● **Task details**: Return every line of the records below verbatim, with no pictures in the copy.

● **The records**:

++++++++++

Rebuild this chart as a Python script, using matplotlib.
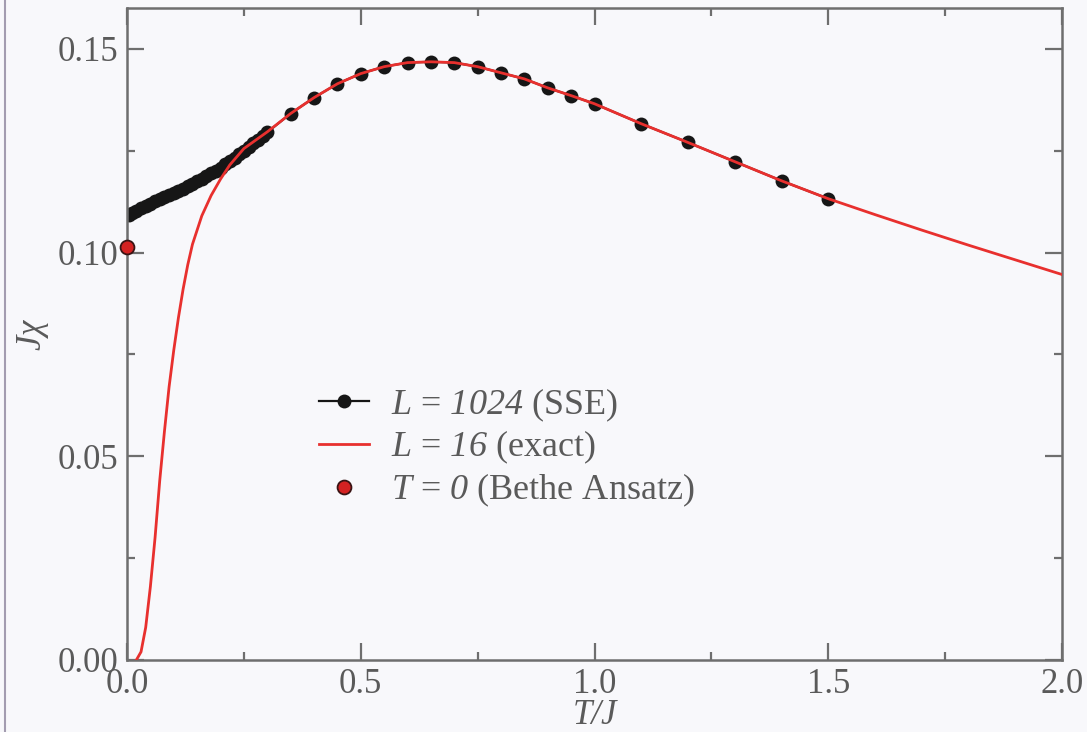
import matplotlib
matplotlib.use("Agg")
import matplotlib.pyplot as plt
from matplotlib.lines import Line2D
from matplotlib.ticker import MultipleLocator

# SSE data, L = 1024
sse_T = [0.005, 0.01, 0.02, 0.03, 0.04, 0.05, 0.06, 0.07, 0.08, 0.09,
         0.10, 0.11, 0.12, 0.13, 0.14, 0.15, 0.16, 0.17, 0.18, 0.19,
         0.20, 0.21, 0.22, 0.23, 0.24, 0.25, 0.26, 0.27, 0.28, 0.29,
         0.30, 0.35, 0.40, 0.45, 0.50, 0.55, 0.60, 0.65, 0.70, 0.75,
         0.80, 0.85, 0.90, 0.95, 1.00, 1.10, 1.20, 1.30, 1.40, 1.50]
sse_chi = [0.1092, 0.1096, 0.1103, 0.1109, 0.1115, 0.1120, 0.1126, 0.1131, 0.1136, 0.1141,
           0.1146, 0.1151, 0.1157, 0.1163, 0.1169, 0.1175, 0.1181, 0.1188, 0.1194, 0.1201,
           0.1208, 0.1216, 0.1224, 0.1232, 0.1241, 0.1250, 0.1259, 0.1268, 0.1277, 0.1286,
           0.1295, 0.1341, 0.1380, 0.1414, 0.1439, 0.1456, 0.1466, 0.1468, 0.1466, 0.1456,
           0.1441, 0.1426, 0.1404, 0.1385, 0.1365, 0.1316, 0.1270, 0.1223, 0.1176, 0.1132]

# Exact diagonalization, L = 16
ed_T = [0.02, 0.03, 0.04, 0.05, 0.06, 0.07, 0.08, 0.09, 0.10, 0.11,
        0.12, 0.13, 0.14, 0.16, 0.18, 0.20, 0.22, 0.25, 0.30, 0.35,
        0.40, 0.45, 0.50, 0.55, 0.60, 0.65, 0.70, 0.75, 0.80, 0.85,
        0.90, 0.95, 1.00, 1.10, 1.20, 1.30, 1.40, 1.50, 1.60, 1.70,
        1.80, 1.90, 2.00]
ed_chi = [0.0000, 0.0020, 0.0080, 0.0180, 0.0300, 0.0440, 0.0560, 0.0670, 0.0760, 0.0840,
          0.0910, 0.0970, 0.1020, 0.1090, 0.1140, 0.1180, 0.1215, 0.1255, 0.1296, 0.1341,
          0.1380, 0.1414, 0.1439, 0.1456, 0.1466, 0.1468, 0.1466, 0.1456, 0.1441, 0.1426,
          0.1404, 0.1385, 0.1365, 0.1316, 0.1270, 0.1223, 0.1176, 0.1132, 0.1093, 0.1055,
          0.1018, 0.0982, 0.0946]

# Bethe Ansatz ground state value
ba_T = [0.0]
ba_chi = [0.1013]

x_ticks = [0.0, 0.5, 1.0, 1.5, 2.0]
x_ticklabels = ["0.0", "0.5", "1.0", "1.5", "2.0"]
y_ticks = [0.00, 0.05, 0.10, 0.15]
y_ticklabels = ["0.00", "0.05", "0.10", "0.15"]

plt.rcParams["font.family"] = ["Liberation Serif", "DejaVu Serif"]
# math segments (symbols and numbers in labels) are set in italic serif
plt.rcParams["mathtext.fontset"] = "custom"
plt.rcParams["mathtext.rm"] = "Liberation Serif:italic"
plt.rcParams["mathtext.it"] = "Liberation Serif:italic"

bg = "#f8f8fb"
txt = "#5a5a5a"
spine_c = "#6e6e6e"
fs = 25

fig = plt.figure(figsize=(10.87, 7.32), dpi=100, facecolor=bg)
ax = fig.add_axes([127 / 1087, 72 / 732, 935 / 1087, 652 / 732], facecolor=bg)

ax.plot(sse_T, sse_chi, "-o", color="#161616", lw=1.6, markersize=10,
        markeredgewidth=0, zorder=2, label=r"$L$ = $1024$ (SSE)")
ax.plot(ed_T, ed_chi, "-", color="#e8302e", lw=2.0, zorder=3,
        label=r"$L$ = $16$ (exact)")
ax.plot(ba_T, ba_chi, "o", markerfacecolor="#d42222", markeredgecolor="#3a1414",
        markeredgewidth=1.3, markersize=10, linestyle="none", zorder=4,
        clip_on=False, label=r"$T$ = $0$ (Bethe Ansatz)")

ax.set_xlim(0, 2.0)
ax.set_ylim(0, 0.16)
ax.set_xticks(x_ticks)
ax.set_xticklabels(x_ticklabels)
ax.set_yticks(y_ticks)
ax.set_yticklabels(y_ticklabels)
ax.xaxis.set_minor_locator(MultipleLocator(0.25))
ax.yaxis.set_minor_locator(MultipleLocator(0.025))

ax.tick_params(which="both", direction="in", top=True, right=True,
               color=spine_c, width=1.6, labelcolor=txt, labelsize=fs)
ax.tick_params(which="major", length=12)
ax.tick_params(which="minor", length=6)
ax.tick_params(axis="x", which="major", pad=6)
ax.tick_params(axis="y", which="major", pad=6)
for s in ax.spines.values():
    s.set_color(spine_c)
    s.set_linewidth(1.8)

ax.set_xlabel("T/J", fontsize=fs, style="italic", color=txt, labelpad=-2)
ax.set_ylabel(r"$J\chi$", fontsize=fs, color=txt, labelpad=5)

leg = ax.legend(loc="upper left", bbox_to_anchor=(0.205, 0.42), frameon=False,
                fontsize=fs + 1, handlelength=1.4, handletextpad=0.6,
                labelspacing=0.15, borderpad=0, borderaxespad=0)
for t in leg.get_texts():
    t.set_color(txt)

fig.add_artist(Line2D([5 / 1087, 5 / 1087], [0, 1], transform=fig.transFigure,
                      color="#a39cb0", lw=1.5))

fig.savefig("out.png", dpi=100, facecolor=bg)
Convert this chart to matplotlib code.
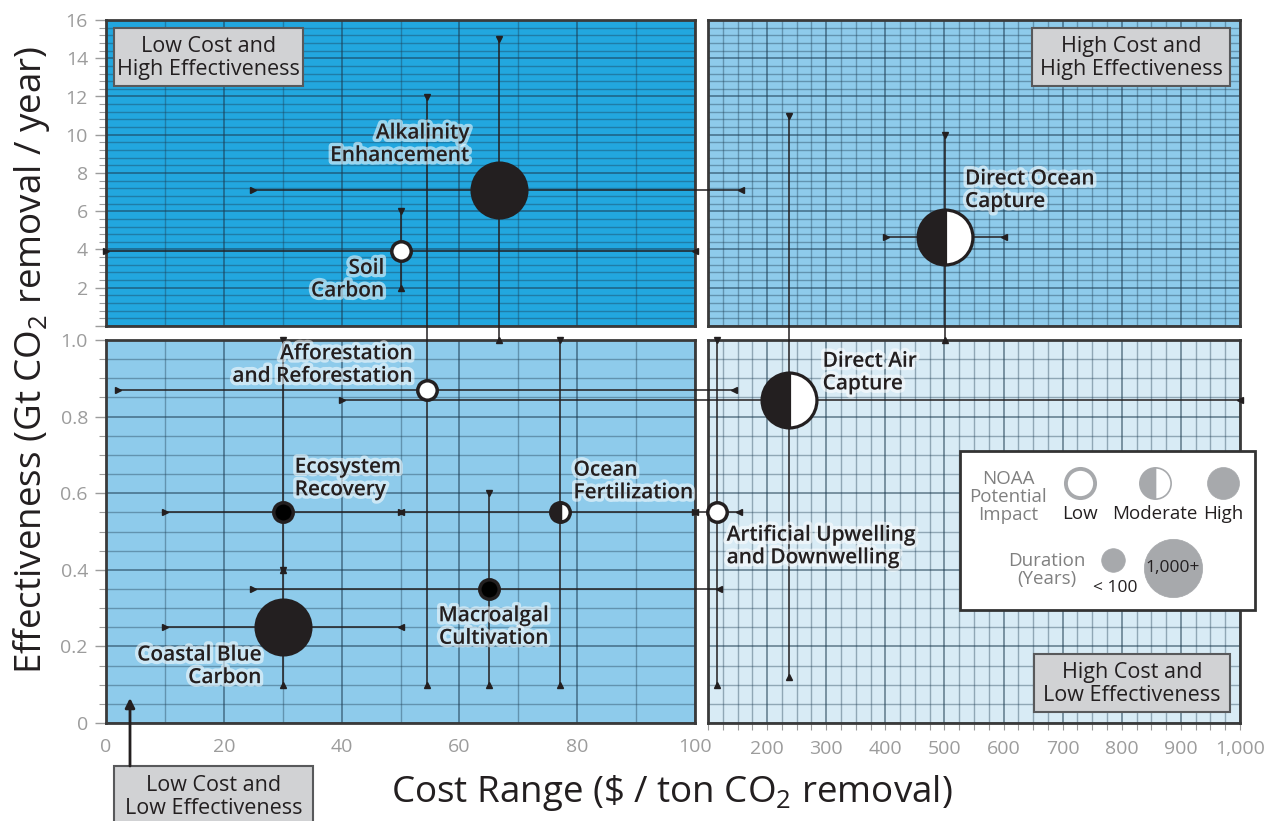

++++++++++

● **Result**:
Rebuild this chart as a Python script, using matplotlib.
import matplotlib
matplotlib.use("Agg")
import matplotlib.pyplot as plt
from matplotlib.lines import Line2D
from matplotlib.ticker import MultipleLocator

# SSE data, L = 1024
sse_T = [0.005, 0.01, 0.02, 0.03, 0.04, 0.05, 0.06, 0.07, 0.08, 0.09,
         0.10, 0.11, 0.12, 0.13, 0.14, 0.15, 0.16, 0.17, 0.18, 0.19,
         0.20, 0.21, 0.22, 0.23, 0.24, 0.25, 0.26, 0.27, 0.28, 0.29,
         0.30, 0.35, 0.40, 0.45, 0.50, 0.55, 0.60, 0.65, 0.70, 0.75,
         0.80, 0.85, 0.90, 0.95, 1.00, 1.10, 1.20, 1.30, 1.40, 1.50]
sse_chi = [0.1092, 0.1096, 0.1103, 0.1109, 0.1115, 0.1120, 0.1126, 0.1131, 0.1136, 0.1141,
           0.1146, 0.1151, 0.1157, 0.1163, 0.1169, 0.1175, 0.1181, 0.1188, 0.1194, 0.1201,
           0.1208, 0.1216, 0.1224, 0.1232, 0.1241, 0.1250, 0.1259, 0.1268, 0.1277, 0.1286,
           0.1295, 0.1341, 0.1380, 0.1414, 0.1439, 0.1456, 0.1466, 0.1468, 0.1466, 0.1456,
           0.1441, 0.1426, 0.1404, 0.1385, 0.1365, 0.1316, 0.1270, 0.1223, 0.1176, 0.1132]

# Exact diagonalization, L = 16
ed_T = [0.02, 0.03, 0.04, 0.05, 0.06, 0.07, 0.08, 0.09, 0.10, 0.11,
        0.12, 0.13, 0.14, 0.16, 0.18, 0.20, 0.22, 0.25, 0.30, 0.35,
        0.40, 0.45, 0.50, 0.55, 0.60, 0.65, 0.70, 0.75, 0.80, 0.85,
        0.90, 0.95, 1.00, 1.10, 1.20, 1.30, 1.40, 1.50, 1.60, 1.70,
        1.80, 1.90, 2.00]
ed_chi = [0.0000, 0.0020, 0.0080, 0.0180, 0.0300, 0.0440, 0.0560, 0.0670, 0.0760, 0.0840,
          0.0910, 0.0970, 0.1020, 0.1090, 0.1140, 0.1180, 0.1215, 0.1255, 0.1296, 0.1341,
          0.1380, 0.1414, 0.1439, 0.1456, 0.1466, 0.1468, 0.1466, 0.1456, 0.1441, 0.1426,
          0.1404, 0.1385, 0.1365, 0.1316, 0.1270, 0.1223, 0.1176, 0.1132, 0.1093, 0.1055,
          0.1018, 0.0982, 0.0946]

# Bethe Ansatz ground state value
ba_T = [0.0]
ba_chi = [0.1013]

x_ticks = [0.0, 0.5, 1.0, 1.5, 2.0]
x_ticklabels = ["0.0", "0.5", "1.0", "1.5", "2.0"]
y_ticks = [0.00, 0.05, 0.10, 0.15]
y_ticklabels = ["0.00", "0.05", "0.10", "0.15"]

plt.rcParams["font.family"] = ["Liberation Serif", "DejaVu Serif"]
# math segments (symbols and numbers in labels) are set in italic serif
plt.rcParams["mathtext.fontset"] = "custom"
plt.rcParams["mathtext.rm"] = "Liberation Serif:italic"
plt.rcParams["mathtext.it"] = "Liberation Serif:italic"

bg = "#f8f8fb"
txt = "#5a5a5a"
spine_c = "#6e6e6e"
fs = 25

fig = plt.figure(figsize=(10.87, 7.32), dpi=100, facecolor=bg)
ax = fig.add_axes([127 / 1087, 72 / 732, 935 / 1087, 652 / 732], facecolor=bg)

ax.plot(sse_T, sse_chi, "-o", color="#161616", lw=1.6, markersize=10,
        markeredgewidth=0, zorder=2, label=r"$L$ = $1024$ (SSE)")
ax.plot(ed_T, ed_chi, "-", color="#e8302e", lw=2.0, zorder=3,
        label=r"$L$ = $16$ (exact)")
ax.plot(ba_T, ba_chi, "o", markerfacecolor="#d42222", markeredgecolor="#3a1414",
        markeredgewidth=1.3, markersize=10, linestyle="none", zorder=4,
        clip_on=False, label=r"$T$ = $0$ (Bethe Ansatz)")

ax.set_xlim(0, 2.0)
ax.set_ylim(0, 0.16)
ax.set_xticks(x_ticks)
ax.set_xticklabels(x_ticklabels)
ax.set_yticks(y_ticks)
ax.set_yticklabels(y_ticklabels)
ax.xaxis.set_minor_locator(MultipleLocator(0.25))
ax.yaxis.set_minor_locator(MultipleLocator(0.025))

ax.tick_params(which="both", direction="in", top=True, right=True,
               color=spine_c, width=1.6, labelcolor=txt, labelsize=fs)
ax.tick_params(which="major", length=12)
ax.tick_params(which="minor", length=6)
ax.tick_params(axis="x", which="major", pad=6)
ax.tick_params(axis="y", which="major", pad=6)
for s in ax.spines.values():
    s.set_color(spine_c)
    s.set_linewidth(1.8)

ax.set_xlabel("T/J", fontsize=fs, style="italic", color=txt, labelpad=-2)
ax.set_ylabel(r"$J\chi$", fontsize=fs, color=txt, labelpad=5)

leg = ax.legend(loc="upper left", bbox_to_anchor=(0.205, 0.42), frameon=False,
                fontsize=fs + 1, handlelength=1.4, handletextpad=0.6,
                labelspacing=0.15, borderpad=0, borderaxespad=0)
for t in leg.get_texts():
    t.set_color(txt)

fig.add_artist(Line2D([5 / 1087, 5 / 1087], [0, 1], transform=fig.transFigure,
                      color="#a39cb0", lw=1.5))

fig.savefig("out.png", dpi=100, facecolor=bg)
Convert this chart to matplotlib code.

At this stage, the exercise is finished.